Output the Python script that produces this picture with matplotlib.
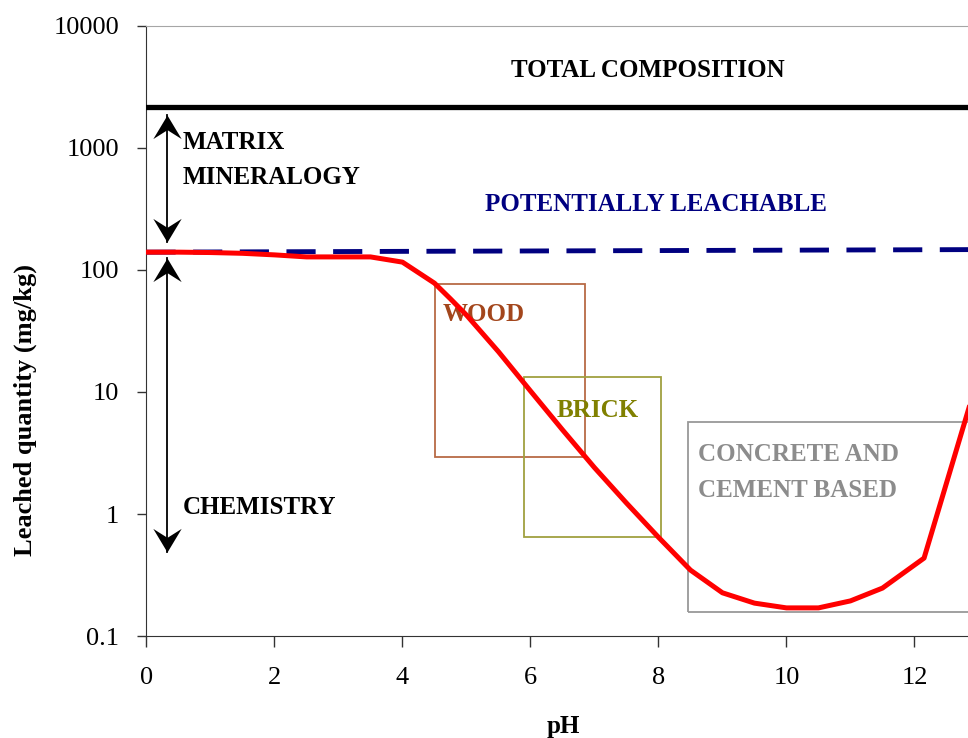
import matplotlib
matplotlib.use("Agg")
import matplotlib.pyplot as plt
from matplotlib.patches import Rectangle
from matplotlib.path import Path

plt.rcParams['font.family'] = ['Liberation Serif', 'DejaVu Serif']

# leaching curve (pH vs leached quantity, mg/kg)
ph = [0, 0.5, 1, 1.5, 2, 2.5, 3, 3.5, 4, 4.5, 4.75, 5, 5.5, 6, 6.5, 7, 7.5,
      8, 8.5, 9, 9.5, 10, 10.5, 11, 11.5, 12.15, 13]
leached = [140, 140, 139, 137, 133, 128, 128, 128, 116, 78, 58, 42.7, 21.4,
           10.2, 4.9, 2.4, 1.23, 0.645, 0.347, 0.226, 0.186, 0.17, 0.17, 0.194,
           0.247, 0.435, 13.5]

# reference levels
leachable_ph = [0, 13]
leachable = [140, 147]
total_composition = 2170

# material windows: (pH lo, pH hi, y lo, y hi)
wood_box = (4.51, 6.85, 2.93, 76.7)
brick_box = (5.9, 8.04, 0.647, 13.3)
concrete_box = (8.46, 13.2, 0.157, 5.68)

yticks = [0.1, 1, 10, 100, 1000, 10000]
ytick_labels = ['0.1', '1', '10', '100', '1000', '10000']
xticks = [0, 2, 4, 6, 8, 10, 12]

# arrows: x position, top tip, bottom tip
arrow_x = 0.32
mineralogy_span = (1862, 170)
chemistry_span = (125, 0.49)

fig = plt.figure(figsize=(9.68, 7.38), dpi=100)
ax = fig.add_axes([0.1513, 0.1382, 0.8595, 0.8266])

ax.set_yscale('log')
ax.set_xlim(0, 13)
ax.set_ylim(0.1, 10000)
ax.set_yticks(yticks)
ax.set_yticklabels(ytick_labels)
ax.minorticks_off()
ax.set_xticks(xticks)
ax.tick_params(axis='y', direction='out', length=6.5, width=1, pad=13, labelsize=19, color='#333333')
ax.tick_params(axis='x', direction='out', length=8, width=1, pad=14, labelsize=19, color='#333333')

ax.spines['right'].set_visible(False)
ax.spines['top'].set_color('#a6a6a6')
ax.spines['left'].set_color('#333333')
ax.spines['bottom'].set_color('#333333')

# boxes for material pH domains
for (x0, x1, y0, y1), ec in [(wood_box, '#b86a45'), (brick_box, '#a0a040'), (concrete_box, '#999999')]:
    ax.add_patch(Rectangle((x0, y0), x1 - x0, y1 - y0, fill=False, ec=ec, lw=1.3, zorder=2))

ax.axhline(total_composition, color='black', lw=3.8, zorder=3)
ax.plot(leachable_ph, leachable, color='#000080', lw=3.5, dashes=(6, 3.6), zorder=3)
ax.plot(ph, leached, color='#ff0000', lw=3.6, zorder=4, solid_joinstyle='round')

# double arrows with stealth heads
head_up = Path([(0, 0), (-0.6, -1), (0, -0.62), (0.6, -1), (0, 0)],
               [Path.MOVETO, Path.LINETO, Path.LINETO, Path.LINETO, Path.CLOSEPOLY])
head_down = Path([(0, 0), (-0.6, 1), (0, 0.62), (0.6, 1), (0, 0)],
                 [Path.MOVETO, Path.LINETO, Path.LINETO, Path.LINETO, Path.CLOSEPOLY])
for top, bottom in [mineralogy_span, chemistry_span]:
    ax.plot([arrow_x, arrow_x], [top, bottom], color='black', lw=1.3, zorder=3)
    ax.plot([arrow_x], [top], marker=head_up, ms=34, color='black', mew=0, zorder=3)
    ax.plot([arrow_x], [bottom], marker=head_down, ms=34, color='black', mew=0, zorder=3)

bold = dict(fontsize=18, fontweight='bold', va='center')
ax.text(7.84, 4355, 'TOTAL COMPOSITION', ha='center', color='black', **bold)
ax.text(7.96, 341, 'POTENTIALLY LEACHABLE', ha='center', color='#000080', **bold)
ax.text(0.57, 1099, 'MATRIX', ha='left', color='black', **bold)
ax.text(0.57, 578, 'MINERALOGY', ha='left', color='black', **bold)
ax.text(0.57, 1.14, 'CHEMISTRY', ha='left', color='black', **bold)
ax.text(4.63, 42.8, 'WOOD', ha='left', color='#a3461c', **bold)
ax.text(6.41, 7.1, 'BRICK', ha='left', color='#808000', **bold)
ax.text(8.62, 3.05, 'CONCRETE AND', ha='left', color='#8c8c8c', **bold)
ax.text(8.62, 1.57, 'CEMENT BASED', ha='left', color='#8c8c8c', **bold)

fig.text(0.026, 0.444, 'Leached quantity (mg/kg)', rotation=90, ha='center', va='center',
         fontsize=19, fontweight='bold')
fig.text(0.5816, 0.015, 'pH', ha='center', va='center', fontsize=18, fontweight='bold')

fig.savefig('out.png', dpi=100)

#####

## EXERCISE OBJECTIVE
Write out every line of the data that holds the word "matplotlib".

## ANSWER IN FULL
Output the Python script that produces this picture with matplotlib.
import matplotlib
matplotlib.use("Agg")
import matplotlib.pyplot as plt
from matplotlib.patches import Rectangle
from matplotlib.path import Path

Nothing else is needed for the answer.